== EXERCISE DIRECTIONS ==
From the entries below, print exactly the span beginning with the line holding "Rebuild this chart" and ending with the line holding "by the original", endpoints included, and skip any pictures.

== RECORDS PROVIDED ==
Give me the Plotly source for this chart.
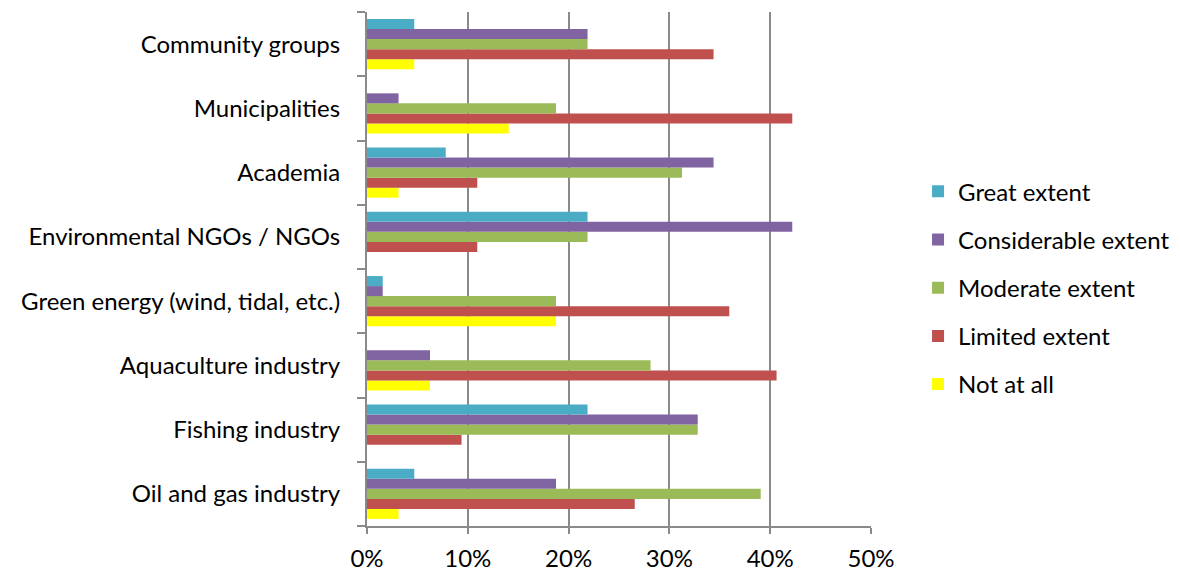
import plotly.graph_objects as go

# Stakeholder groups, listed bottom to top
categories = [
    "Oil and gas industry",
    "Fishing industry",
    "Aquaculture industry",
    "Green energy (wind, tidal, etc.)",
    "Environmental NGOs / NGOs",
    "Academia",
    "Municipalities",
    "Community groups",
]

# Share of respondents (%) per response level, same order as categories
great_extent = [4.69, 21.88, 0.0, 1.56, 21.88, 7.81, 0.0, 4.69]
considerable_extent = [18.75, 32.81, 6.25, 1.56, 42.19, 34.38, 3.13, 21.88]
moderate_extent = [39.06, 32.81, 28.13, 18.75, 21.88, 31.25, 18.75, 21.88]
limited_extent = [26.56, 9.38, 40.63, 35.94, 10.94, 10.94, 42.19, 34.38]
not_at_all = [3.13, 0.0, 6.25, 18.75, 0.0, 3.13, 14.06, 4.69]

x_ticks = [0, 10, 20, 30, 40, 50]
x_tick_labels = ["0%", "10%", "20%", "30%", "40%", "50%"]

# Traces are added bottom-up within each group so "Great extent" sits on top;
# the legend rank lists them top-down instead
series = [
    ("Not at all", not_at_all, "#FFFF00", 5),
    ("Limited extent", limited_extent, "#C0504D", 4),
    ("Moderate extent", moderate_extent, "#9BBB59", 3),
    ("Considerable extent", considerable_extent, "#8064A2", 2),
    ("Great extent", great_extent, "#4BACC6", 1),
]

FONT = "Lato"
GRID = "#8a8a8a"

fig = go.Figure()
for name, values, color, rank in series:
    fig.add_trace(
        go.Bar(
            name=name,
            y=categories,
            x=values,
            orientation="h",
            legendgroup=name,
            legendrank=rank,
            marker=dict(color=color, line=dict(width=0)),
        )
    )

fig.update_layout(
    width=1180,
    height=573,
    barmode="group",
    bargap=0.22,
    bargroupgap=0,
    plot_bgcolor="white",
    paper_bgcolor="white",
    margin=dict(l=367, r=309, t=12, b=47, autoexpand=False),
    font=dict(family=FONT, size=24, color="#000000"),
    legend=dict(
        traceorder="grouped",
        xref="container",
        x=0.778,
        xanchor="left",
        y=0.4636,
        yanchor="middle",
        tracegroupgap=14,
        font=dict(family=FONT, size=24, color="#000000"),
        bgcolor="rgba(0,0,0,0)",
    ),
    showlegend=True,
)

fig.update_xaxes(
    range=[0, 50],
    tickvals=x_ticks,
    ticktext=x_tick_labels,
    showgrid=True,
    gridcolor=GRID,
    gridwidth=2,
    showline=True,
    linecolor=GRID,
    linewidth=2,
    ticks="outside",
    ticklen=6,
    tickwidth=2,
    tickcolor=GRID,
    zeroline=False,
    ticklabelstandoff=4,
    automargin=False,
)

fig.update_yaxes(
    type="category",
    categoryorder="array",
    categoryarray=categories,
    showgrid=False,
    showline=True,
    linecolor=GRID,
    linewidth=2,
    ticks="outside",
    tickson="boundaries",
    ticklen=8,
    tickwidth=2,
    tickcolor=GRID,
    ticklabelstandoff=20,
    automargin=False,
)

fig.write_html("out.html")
* * *
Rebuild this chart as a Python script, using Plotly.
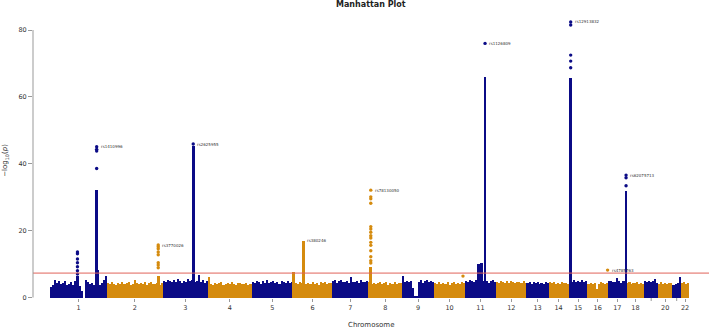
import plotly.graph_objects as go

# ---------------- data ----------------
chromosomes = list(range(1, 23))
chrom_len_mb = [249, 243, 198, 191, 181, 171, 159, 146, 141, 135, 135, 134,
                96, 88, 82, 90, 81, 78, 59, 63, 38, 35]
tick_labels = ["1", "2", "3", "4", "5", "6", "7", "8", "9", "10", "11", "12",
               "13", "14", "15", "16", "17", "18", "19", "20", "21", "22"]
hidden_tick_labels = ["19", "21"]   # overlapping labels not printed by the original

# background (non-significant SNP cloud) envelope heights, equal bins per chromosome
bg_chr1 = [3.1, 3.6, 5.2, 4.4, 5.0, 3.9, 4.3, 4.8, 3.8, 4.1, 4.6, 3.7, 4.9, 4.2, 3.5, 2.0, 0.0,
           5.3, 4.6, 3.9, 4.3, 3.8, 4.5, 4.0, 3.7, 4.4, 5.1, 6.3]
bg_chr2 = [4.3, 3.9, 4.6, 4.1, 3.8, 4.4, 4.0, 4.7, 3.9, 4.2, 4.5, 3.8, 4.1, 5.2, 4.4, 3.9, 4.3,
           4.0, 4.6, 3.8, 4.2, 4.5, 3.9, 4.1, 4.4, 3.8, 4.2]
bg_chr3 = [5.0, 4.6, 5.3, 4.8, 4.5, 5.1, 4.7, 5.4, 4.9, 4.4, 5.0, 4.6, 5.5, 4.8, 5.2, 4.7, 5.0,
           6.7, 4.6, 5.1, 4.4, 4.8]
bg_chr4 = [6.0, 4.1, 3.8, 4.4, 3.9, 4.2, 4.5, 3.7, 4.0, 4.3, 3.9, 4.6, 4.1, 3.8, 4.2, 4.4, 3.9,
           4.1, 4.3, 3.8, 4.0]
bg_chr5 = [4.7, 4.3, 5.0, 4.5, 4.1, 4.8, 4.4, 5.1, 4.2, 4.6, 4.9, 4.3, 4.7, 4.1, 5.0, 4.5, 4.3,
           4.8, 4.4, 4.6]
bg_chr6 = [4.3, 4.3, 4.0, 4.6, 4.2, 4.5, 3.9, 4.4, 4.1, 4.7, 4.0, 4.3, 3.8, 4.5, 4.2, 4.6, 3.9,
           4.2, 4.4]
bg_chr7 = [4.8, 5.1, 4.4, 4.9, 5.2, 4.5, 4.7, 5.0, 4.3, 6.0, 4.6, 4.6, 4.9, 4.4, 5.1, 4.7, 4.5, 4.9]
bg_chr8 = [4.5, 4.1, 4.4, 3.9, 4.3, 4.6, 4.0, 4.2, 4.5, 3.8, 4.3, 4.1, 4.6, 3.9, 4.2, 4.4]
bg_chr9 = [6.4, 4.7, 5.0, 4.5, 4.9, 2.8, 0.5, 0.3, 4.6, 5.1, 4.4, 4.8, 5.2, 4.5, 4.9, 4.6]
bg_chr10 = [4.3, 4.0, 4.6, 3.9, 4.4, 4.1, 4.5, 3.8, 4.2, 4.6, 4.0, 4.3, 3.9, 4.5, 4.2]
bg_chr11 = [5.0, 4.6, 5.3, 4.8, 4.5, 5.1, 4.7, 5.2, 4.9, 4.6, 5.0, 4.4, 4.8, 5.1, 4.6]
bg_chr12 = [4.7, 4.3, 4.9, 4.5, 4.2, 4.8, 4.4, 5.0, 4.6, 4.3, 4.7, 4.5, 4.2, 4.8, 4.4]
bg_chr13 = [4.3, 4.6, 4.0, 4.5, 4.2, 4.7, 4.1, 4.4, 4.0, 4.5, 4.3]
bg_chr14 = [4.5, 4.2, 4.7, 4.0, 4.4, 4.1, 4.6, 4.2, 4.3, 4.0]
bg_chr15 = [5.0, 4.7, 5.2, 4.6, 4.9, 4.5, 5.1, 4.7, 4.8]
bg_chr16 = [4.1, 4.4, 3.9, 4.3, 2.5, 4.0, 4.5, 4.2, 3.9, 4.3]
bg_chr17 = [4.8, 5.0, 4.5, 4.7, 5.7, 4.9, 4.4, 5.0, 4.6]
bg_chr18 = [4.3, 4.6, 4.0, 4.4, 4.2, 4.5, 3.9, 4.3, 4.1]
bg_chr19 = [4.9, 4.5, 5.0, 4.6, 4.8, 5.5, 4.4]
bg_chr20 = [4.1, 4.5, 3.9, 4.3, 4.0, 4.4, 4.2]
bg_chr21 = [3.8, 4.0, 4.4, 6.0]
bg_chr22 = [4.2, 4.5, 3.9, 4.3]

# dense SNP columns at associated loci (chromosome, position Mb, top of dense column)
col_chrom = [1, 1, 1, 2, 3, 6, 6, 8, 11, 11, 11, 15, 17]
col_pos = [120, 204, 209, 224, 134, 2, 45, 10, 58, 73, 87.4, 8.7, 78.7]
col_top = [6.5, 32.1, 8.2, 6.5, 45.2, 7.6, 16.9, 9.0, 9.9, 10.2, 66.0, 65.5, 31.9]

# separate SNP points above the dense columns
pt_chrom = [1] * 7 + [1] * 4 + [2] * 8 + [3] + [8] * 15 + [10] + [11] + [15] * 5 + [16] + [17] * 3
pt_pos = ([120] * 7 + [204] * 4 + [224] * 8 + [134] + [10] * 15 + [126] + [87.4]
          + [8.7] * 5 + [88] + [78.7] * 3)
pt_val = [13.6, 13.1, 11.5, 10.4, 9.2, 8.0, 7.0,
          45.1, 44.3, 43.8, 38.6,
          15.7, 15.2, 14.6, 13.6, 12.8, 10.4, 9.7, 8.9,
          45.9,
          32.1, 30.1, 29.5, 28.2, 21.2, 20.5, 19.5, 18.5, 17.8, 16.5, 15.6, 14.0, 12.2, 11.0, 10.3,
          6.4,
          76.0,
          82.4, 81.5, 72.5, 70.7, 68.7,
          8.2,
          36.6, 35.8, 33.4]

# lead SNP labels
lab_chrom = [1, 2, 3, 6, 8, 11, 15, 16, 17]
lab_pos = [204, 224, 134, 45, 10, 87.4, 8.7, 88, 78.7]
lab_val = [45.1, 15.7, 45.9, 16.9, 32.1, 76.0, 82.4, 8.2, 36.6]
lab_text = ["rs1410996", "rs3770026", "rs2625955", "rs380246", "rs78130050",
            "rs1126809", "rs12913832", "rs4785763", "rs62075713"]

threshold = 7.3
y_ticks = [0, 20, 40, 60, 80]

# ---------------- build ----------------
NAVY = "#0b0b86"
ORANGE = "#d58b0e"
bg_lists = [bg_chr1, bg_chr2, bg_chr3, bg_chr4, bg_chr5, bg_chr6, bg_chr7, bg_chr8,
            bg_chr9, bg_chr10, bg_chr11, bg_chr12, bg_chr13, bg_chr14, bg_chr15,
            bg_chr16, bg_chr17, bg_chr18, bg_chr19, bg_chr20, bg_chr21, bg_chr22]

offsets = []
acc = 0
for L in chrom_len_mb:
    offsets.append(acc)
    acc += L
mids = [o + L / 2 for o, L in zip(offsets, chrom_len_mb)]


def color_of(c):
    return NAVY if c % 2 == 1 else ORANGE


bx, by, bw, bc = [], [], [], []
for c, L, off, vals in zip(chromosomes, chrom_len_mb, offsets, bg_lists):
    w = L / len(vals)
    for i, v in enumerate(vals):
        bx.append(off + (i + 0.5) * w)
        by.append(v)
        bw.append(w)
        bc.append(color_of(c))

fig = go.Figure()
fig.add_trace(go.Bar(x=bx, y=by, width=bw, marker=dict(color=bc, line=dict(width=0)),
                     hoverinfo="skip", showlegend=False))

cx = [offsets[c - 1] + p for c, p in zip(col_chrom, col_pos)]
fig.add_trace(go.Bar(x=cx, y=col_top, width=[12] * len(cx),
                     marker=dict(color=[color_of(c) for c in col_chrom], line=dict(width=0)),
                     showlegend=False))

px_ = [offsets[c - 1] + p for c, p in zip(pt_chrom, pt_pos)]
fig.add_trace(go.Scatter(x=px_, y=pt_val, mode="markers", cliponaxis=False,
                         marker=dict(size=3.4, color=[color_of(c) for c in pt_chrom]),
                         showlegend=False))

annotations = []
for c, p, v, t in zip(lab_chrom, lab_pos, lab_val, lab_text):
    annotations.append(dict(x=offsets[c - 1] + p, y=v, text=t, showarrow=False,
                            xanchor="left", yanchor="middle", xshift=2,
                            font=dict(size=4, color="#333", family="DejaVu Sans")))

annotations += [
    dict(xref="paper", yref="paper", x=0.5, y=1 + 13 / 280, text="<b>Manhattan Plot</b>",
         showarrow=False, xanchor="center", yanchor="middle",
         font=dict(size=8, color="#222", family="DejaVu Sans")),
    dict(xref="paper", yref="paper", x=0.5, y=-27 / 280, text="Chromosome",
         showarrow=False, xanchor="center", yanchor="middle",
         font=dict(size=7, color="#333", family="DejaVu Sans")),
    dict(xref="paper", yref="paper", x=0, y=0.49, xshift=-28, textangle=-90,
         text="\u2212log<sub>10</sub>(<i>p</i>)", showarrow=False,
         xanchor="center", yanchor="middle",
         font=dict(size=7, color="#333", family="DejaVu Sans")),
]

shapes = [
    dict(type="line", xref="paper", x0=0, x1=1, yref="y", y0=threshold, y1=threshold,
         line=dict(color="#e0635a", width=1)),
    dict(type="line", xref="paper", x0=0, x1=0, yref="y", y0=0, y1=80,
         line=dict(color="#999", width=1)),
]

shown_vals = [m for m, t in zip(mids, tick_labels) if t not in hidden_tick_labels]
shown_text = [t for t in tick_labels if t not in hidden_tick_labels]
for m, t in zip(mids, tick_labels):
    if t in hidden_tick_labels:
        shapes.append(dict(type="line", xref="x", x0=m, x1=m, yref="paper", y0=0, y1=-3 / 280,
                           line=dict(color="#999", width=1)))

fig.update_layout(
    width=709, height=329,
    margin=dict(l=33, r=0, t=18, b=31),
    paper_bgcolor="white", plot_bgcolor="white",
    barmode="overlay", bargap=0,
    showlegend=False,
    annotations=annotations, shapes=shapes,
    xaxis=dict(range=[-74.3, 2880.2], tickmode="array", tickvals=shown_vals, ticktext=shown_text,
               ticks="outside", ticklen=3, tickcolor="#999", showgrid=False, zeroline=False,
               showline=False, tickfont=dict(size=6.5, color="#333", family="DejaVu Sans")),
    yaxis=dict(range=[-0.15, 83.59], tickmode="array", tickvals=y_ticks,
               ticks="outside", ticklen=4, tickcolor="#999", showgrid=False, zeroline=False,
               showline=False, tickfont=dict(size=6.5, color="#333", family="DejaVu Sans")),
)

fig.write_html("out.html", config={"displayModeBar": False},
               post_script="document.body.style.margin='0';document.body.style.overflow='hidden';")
* * *
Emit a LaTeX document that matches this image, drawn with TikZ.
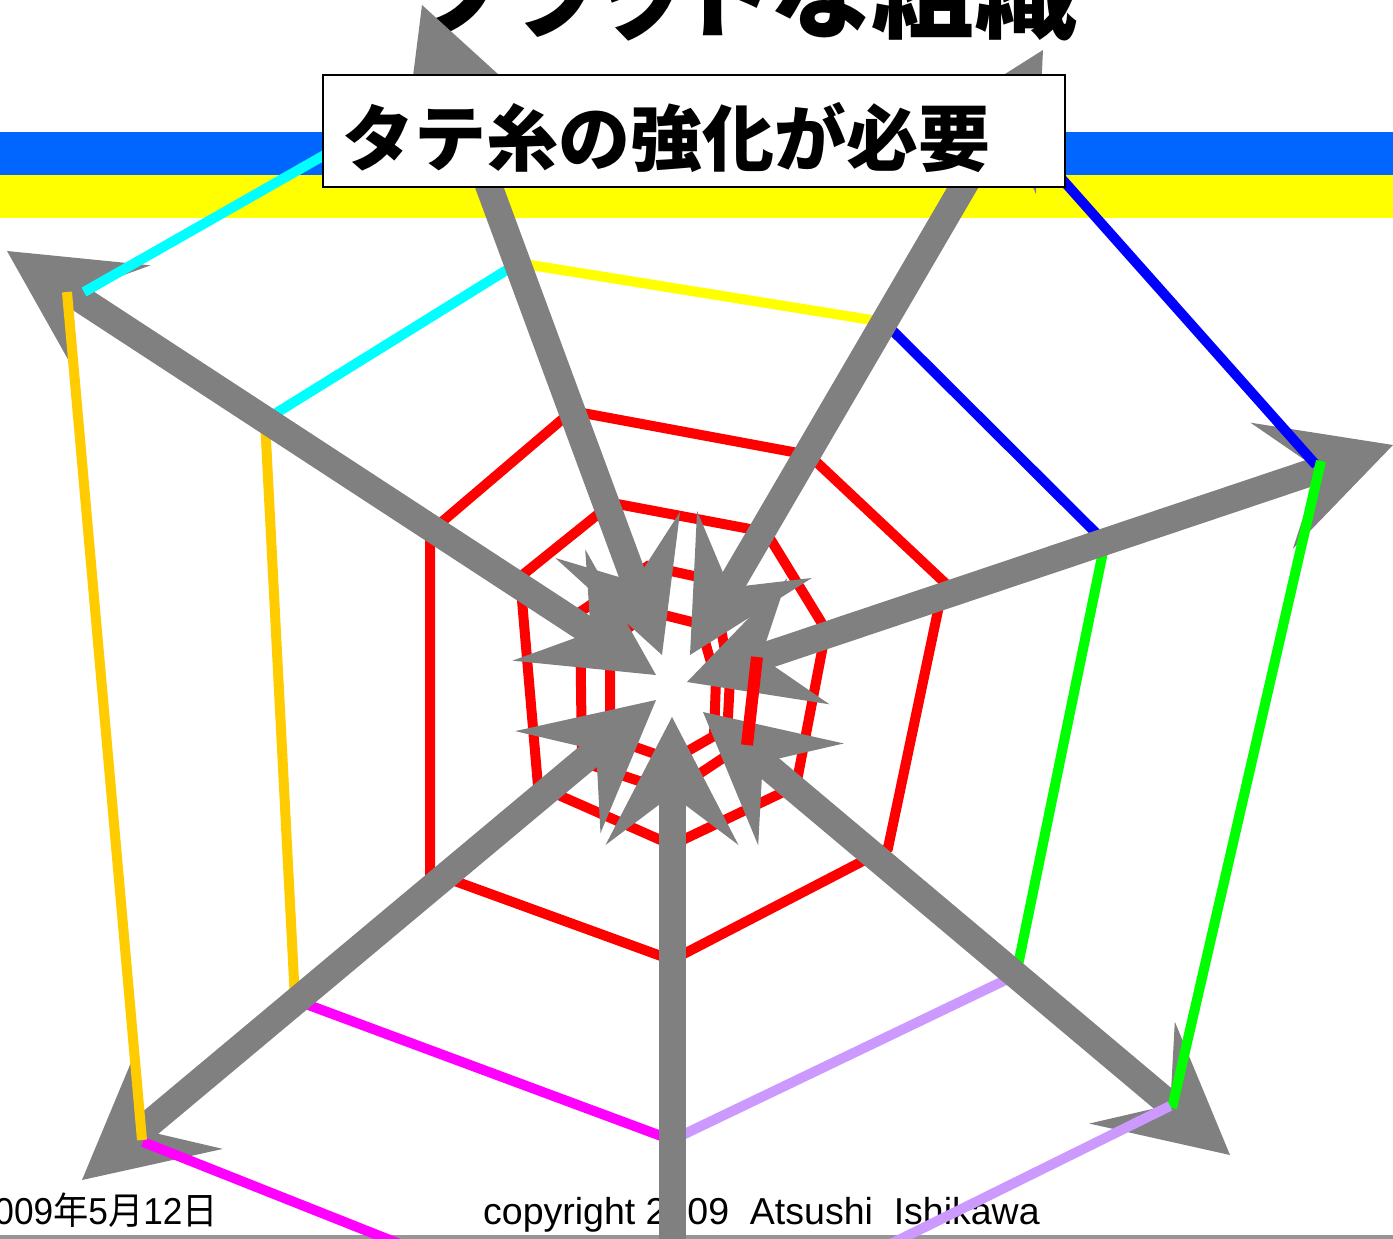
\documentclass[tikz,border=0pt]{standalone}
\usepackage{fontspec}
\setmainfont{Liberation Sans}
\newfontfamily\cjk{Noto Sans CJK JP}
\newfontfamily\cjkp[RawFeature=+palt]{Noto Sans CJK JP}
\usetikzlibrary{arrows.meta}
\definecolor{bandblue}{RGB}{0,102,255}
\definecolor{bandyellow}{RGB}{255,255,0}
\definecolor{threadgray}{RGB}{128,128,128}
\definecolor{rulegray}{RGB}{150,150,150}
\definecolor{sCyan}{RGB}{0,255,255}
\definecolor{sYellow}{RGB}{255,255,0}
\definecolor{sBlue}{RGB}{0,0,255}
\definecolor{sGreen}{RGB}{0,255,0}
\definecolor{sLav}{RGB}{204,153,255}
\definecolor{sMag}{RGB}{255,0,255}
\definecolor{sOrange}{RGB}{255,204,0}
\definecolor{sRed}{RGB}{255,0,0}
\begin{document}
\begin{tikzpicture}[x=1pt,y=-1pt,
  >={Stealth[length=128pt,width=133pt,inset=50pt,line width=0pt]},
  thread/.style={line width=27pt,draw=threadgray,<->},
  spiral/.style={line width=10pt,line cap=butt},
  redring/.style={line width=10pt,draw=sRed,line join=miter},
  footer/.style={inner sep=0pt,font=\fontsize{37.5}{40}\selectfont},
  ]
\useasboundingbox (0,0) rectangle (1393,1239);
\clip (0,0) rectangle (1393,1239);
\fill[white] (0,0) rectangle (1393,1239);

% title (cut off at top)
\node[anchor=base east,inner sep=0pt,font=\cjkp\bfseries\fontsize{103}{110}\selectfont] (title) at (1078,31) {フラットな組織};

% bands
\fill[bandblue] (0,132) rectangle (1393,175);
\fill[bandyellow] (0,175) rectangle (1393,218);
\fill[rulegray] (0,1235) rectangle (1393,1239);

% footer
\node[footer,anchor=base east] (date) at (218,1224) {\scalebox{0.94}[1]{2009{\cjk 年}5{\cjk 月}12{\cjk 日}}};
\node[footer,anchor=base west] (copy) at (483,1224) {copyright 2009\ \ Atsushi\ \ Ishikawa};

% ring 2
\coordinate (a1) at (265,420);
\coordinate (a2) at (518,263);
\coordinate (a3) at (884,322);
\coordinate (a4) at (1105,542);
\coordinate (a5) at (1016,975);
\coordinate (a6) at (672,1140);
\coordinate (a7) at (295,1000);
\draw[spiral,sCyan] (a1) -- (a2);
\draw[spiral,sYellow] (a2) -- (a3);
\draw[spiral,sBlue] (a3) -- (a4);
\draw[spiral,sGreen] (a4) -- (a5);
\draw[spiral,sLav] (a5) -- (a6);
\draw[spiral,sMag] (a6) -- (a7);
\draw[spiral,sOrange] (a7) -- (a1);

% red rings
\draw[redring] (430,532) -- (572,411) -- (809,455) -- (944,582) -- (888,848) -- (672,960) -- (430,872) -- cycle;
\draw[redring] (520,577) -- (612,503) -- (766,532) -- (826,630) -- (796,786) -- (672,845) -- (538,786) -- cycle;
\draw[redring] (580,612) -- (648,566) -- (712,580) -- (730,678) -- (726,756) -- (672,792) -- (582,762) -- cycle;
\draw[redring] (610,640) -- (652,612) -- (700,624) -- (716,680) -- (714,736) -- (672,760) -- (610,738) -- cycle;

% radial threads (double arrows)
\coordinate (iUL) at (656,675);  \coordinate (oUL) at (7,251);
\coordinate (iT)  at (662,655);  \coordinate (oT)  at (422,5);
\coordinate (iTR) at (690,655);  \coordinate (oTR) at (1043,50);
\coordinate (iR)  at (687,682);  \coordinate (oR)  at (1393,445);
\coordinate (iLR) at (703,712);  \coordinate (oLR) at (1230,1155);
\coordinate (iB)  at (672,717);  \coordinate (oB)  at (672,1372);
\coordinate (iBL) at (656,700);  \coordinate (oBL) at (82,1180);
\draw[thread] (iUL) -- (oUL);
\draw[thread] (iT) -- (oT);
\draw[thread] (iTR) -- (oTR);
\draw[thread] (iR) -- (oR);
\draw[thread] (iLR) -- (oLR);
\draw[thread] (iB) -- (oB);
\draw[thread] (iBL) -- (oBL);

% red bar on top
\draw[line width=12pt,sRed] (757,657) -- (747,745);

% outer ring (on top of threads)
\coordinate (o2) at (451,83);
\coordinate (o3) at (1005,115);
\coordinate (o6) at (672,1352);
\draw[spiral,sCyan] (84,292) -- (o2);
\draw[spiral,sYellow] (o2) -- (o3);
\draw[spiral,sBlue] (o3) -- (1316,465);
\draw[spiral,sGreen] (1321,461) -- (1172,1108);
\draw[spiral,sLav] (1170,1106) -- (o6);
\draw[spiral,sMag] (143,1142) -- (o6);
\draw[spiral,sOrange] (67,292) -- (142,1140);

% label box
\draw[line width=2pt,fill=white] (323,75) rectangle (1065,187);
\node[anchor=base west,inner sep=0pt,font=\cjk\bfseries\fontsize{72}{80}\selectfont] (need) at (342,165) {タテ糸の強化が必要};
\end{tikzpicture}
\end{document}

== FULL ANSWER ==
Rebuild this chart as a Python script, using Plotly.
import plotly.graph_objects as go

# ---------------- data ----------------
chromosomes = list(range(1, 23))
chrom_len_mb = [249, 243, 198, 191, 181, 171, 159, 146, 141, 135, 135, 134,
                96, 88, 82, 90, 81, 78, 59, 63, 38, 35]
tick_labels = ["1", "2", "3", "4", "5", "6", "7", "8", "9", "10", "11", "12",
               "13", "14", "15", "16", "17", "18", "19", "20", "21", "22"]
hidden_tick_labels = ["19", "21"]   # overlapping labels not printed by the original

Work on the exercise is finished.